Monday, January 5, 2009

Too long between posts...excuses, excuses

Alright, it is hard to admit, but it was entirely too long between my last post and this one. The dog ate my homework, my gym shorts, and my car keys. No really, this post is all about the excuses your students give you and how you can motivate them with simple contests and strategies. Believe it or not, simple, crazy promotions will often lead students to perform a desired behavior.

For PEP projects, it seems the Student Activity Level tracking (MVPA) that is required by the DoEd is the most difficult. I have seen some electronic solutions as well as solutions that require simple paper and a pencil. Whatever your budget and level of motivation, getting your students to recall and record that data is the challenge here.

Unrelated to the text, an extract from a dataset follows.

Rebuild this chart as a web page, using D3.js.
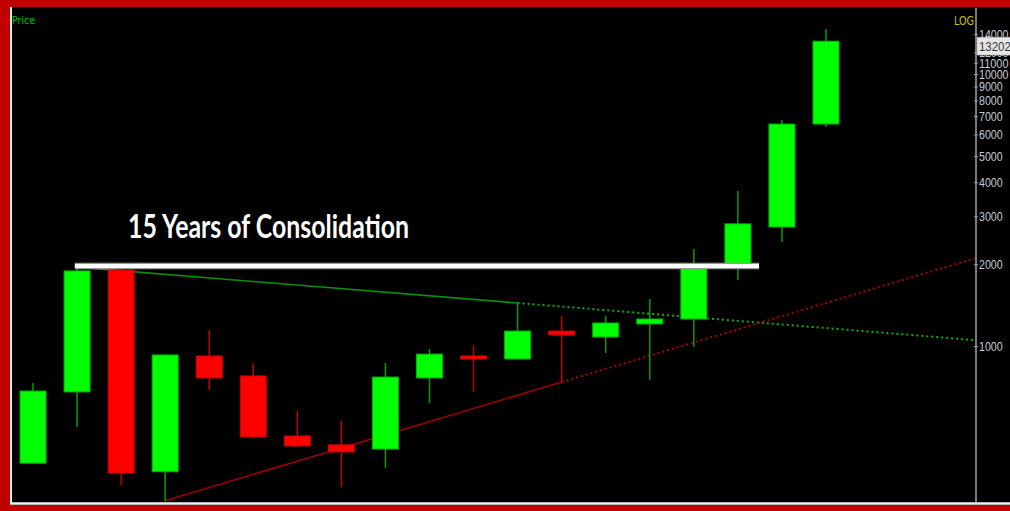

Let me remind you of the five simple strategies we advocate to help motivate your PE students to complete a desired task:
  1. Make sure the behavior is easily measured. If you students are required to spend hours a week recording and reporting data, it won't happen. If you as the teacher or Project Director are required to spend hours a week compiling data, yep, you guessed it, your data will be raw for weeks. And you know what they say about raw data -- it starts to stink after a while.
  2. Group competition instead of individual competition. Make any competitions you conduct based on group performance instead of individual performance. Embed individual performance within the competition.
  3. Set clear criteria. Your students have to know how they are being judged. Without this information, they will undoubtedly throw in the towel before the end of the competition.
  4. Reward positive behavior. Enough said.
  5. Constantly remind and promote. Your students will need gentle and clear reminders of the expected outcomes. Make sure they know deadlines and are clear on what they are required to submit.

This post may seem like a rehash of the previous information and to a certain extent it is. But this topic is one of the most difficult issues that confront PE instructors. So tell me this -- what have you used in the past to motivate your students? What has been successful and what has failed?